Defense’s Objections to Civil Parties’ applications. Debate on Civil Party applications took place as scheduled from Tuesday afternoon through Thursday morning.

Objections to the applications of 2 Civil Parties, D25-20 and E2-57, were withdrawn by the Defense on Wednesday, as the Defense was of the view that documents received the previous day provided a sufficient evidentiary basis for the applications.

2 Civil Parties, E2-77 and E2-49, E2-88, have waived their rights to be Civil Parties pursuant to Rule 23.10 of the Internal Rules.[xv]

Chamber decides that Civil Party lawyers have no standing to make submissions on sentencing. Thursday saw the handing down of a milestone decision at the ECCC. Since the beginning of the trial, whether Civil Party lawyers have standing to make submissions on sentencing has been a lightning rod for contention.[xvi] On 9 June 2009, Civil Party Groups 1 and 2 submitted a joint request for a ruling in favour of such standing. Finally resolving the controversy as the trial draws to a close, the Chamber rejected the Civil Party Lawyers’ request, with Judge Lavergne partly dissenting. Written reasons for the decisions of the majority and minority are to be issued in due course.
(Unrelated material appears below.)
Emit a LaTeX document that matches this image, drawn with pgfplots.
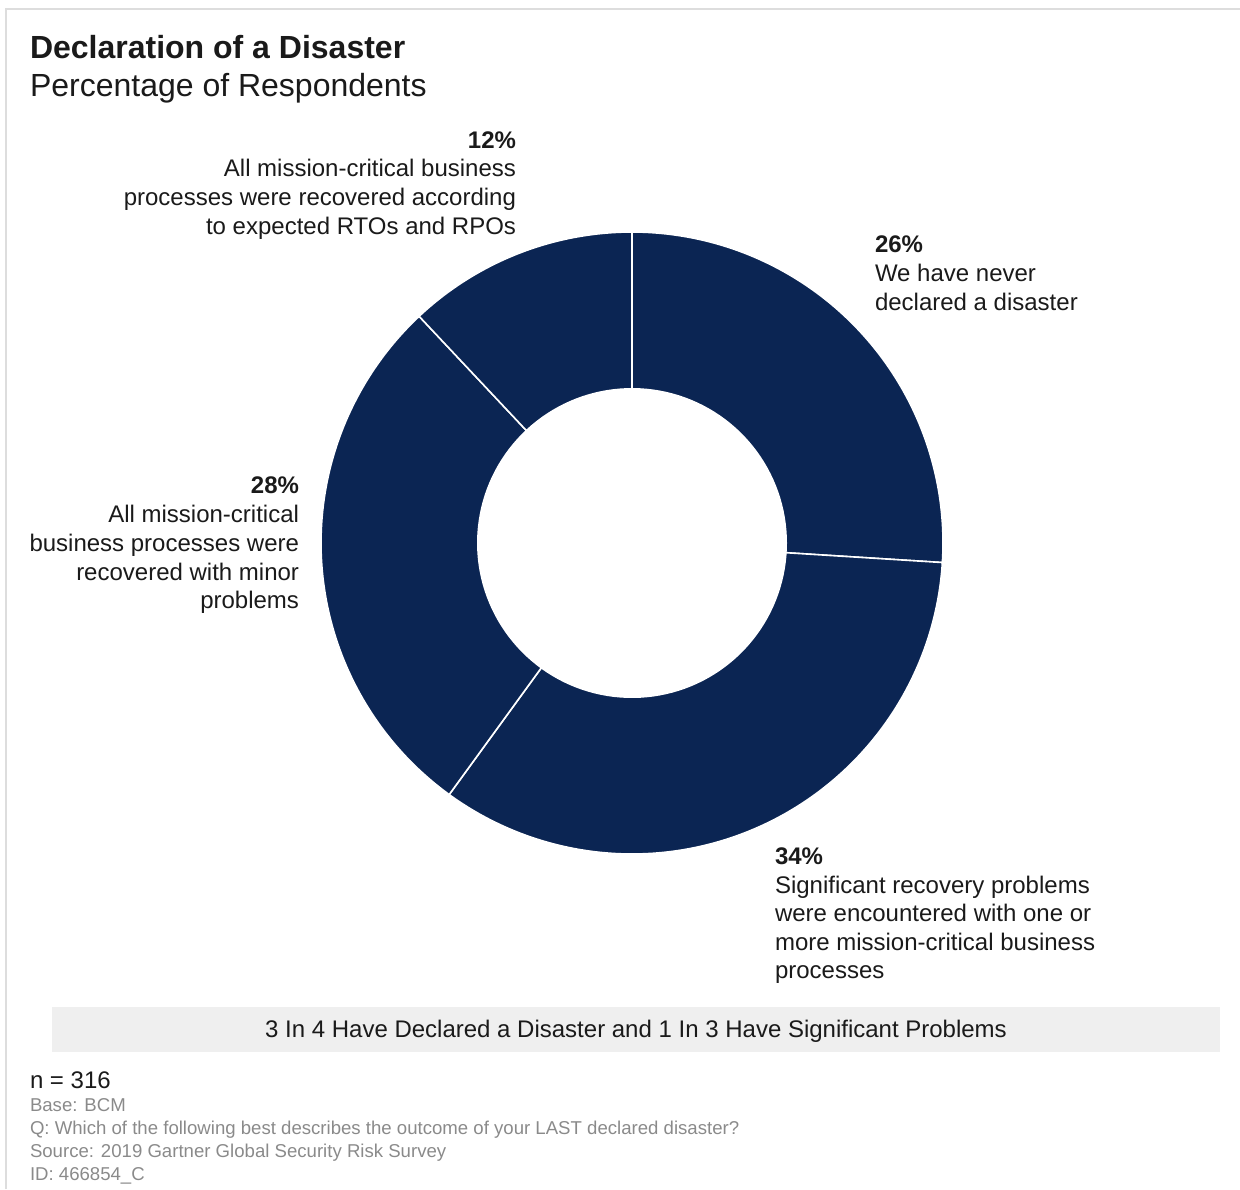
\documentclass[border=0pt]{standalone}
\usepackage{pgfplots}
\pgfplotsset{compat=1.18}
\usepackage{fontspec}
\setmainfont{Liberation Sans}
\definecolor{navy}{HTML}{0B2553}
\definecolor{txt}{HTML}{1A1A1A}
\definecolor{foot}{HTML}{8A8A8A}
\definecolor{band}{HTML}{EFEFEF}
\definecolor{frame}{HTML}{DDDDDD}
% shares (percent of respondents), clockwise from 12 o'clock
\def\vA{26}\def\vB{34}\def\vC{28}\def\vD{12}
\def\cx{632}\def\cy{543}\def\Ro{311}\def\Ri{155}
\pgfmathsetmacro\aA{90}
\pgfmathsetmacro\aB{\aA-3.6*\vA}
\pgfmathsetmacro\aC{\aB-3.6*\vB}
\pgfmathsetmacro\aD{\aC-3.6*\vC}
\pgfmathsetmacro\aE{\aD-3.6*\vD}
\newcommand\lbl{\fontsize{12}{14.5}\selectfont}
\tikzset{t/.style={inner sep=0pt, outer sep=0pt, text=txt}}
\begin{document}
\begin{tikzpicture}
\begin{axis}[
  width=620pt, height=594.5pt, scale only axis,
  xmin=0, xmax=1240, ymin=0, ymax=1189, y dir=reverse,
  hide axis, clip=false,
]
\coordinate (TL) at (axis cs:0,0);
\coordinate (BR) at (axis cs:1240,1189);
% frame and banner
\draw[frame, line width=1pt] (axis cs:6,1189) -- (axis cs:6,9) -- (axis cs:1240,9);
\fill[band] (axis cs:52,1007) rectangle (axis cs:1220,1052);
% donut segments
\addplot[fill=navy, draw=white, line width=0.8pt, domain=\aB:\aA, samples=90, variable=\t]
  ({\cx+\Ro*cos(\t)},{\cy-\Ro*sin(\t)}) -- (axis cs:\cx,\cy) -- cycle;
\addplot[fill=navy, draw=white, line width=0.8pt, domain=\aC:\aB, samples=90, variable=\t]
  ({\cx+\Ro*cos(\t)},{\cy-\Ro*sin(\t)}) -- (axis cs:\cx,\cy) -- cycle;
\addplot[fill=navy, draw=white, line width=0.8pt, domain=\aD:\aC, samples=90, variable=\t]
  ({\cx+\Ro*cos(\t)},{\cy-\Ro*sin(\t)}) -- (axis cs:\cx,\cy) -- cycle;
\addplot[fill=navy, draw=white, line width=0.8pt, domain=\aE:\aD, samples=90, variable=\t]
  ({\cx+\Ro*cos(\t)},{\cy-\Ro*sin(\t)}) -- (axis cs:\cx,\cy) -- cycle;
\addplot[fill=white, draw=none, domain=0:360, samples=150, variable=\t]
  ({\cx+\Ri*cos(\t)},{\cy-\Ri*sin(\t)}) -- cycle;
% titles
\node[t, anchor=base west, font=\fontsize{16}{19}\selectfont\bfseries] at (axis cs:30,58) {Declaration of a Disaster};
\node[t, anchor=base west, font=\fontsize{16}{19}\selectfont] at (axis cs:30,96) {Percentage of Respondents};
% label 12%
\node[t, anchor=base east, font=\lbl\bfseries] at (axis cs:516,148) {12\%};
\node[t, anchor=base east, font=\lbl] at (axis cs:516,176) {All mission-critical business};
\node[t, anchor=base east, font=\lbl] at (axis cs:516,205) {processes were recovered according};
\node[t, anchor=base east, font=\lbl] at (axis cs:516,234) {to expected RTOs and RPOs};
% label 26%
\node[t, anchor=base west, font=\lbl\bfseries] at (axis cs:875,252) {26\%};
\node[t, anchor=base west, font=\lbl] at (axis cs:875,281) {We have never};
\node[t, anchor=base west, font=\lbl] at (axis cs:875,310) {declared a disaster};
% label 28%
\node[t, anchor=base east, font=\lbl\bfseries] at (axis cs:299,493) {28\%};
\node[t, anchor=base east, font=\lbl] at (axis cs:299,522) {All mission-critical};
\node[t, anchor=base east, font=\lbl] at (axis cs:299,551) {business processes were};
\node[t, anchor=base east, font=\lbl] at (axis cs:299,580) {recovered with minor};
\node[t, anchor=base east, font=\lbl] at (axis cs:299,608) {problems};
% label 34%
\node[t, anchor=base west, font=\lbl\bfseries] at (axis cs:775,864) {34\%};
\node[t, anchor=base west, font=\lbl] at (axis cs:775,893) {Significant recovery problems};
\node[t, anchor=base west, font=\lbl] at (axis cs:775,921) {were encountered with one or};
\node[t, anchor=base west, font=\lbl] at (axis cs:775,950) {more mission-critical business};
\node[t, anchor=base west, font=\lbl] at (axis cs:775,978) {processes};
% banner text
\node[t, anchor=base, font=\lbl] at (axis cs:636,1037) {3 In 4 Have Declared a Disaster and 1 In 3 Have Significant Problems};
% footer
\node[t, anchor=base west, font=\lbl] at (axis cs:30,1088) {n = 316};
\node[t, anchor=base west, font=\fontsize{9.3}{11}\selectfont, text=foot] at (axis cs:30,1111) {Base: BCM};
\node[t, anchor=base west, font=\fontsize{9.3}{11}\selectfont, text=foot] at (axis cs:30,1134) {Q: Which of the following best describes the outcome of your LAST declared disaster?};
\node[t, anchor=base west, font=\fontsize{9.3}{11}\selectfont, text=foot] at (axis cs:30,1157) {Source: 2019 Gartner Global Security Risk Survey};
\node[t, anchor=base west, font=\fontsize{9.3}{11}\selectfont, text=foot] at (axis cs:30,1180) {ID: 466854\_C};
\end{axis}
\pgfresetboundingbox
\path[use as bounding box] (TL) rectangle (BR);
\end{tikzpicture}
\end{document}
Civil Parties are now directed not to make submissions relevant to sentencing, including: 1) submissions on a sentence to be imposed; 2) legal submissions relevant to sentencing, and 3) submissions on or evaluation of factors underlying a decision on sentencing. However, Civil Party lawyers are allowed to refer to such factors only when they also refer to the Accused’s guilt or innocence or a Civil Party’s claim for reparations.

Chamber decides that Civil Party lawyers may not question the Accused and certain witnesses on the Accused’s character. Also issued on Thursday was another significant decision that further delineated the role of Civil Parties. Immediately following its pronouncement of the above decision, the Chamber heard oral submissions on the right of Civil Party lawyers to question the Accused and witnesses on the Accused’s character. All parties, including the Co-Prosecutors, had been directed by the Chamber to make submissions.[xvii] Notably, the Chamber asked that parties bear in mind its above decision regarding sentencing when making their submissions.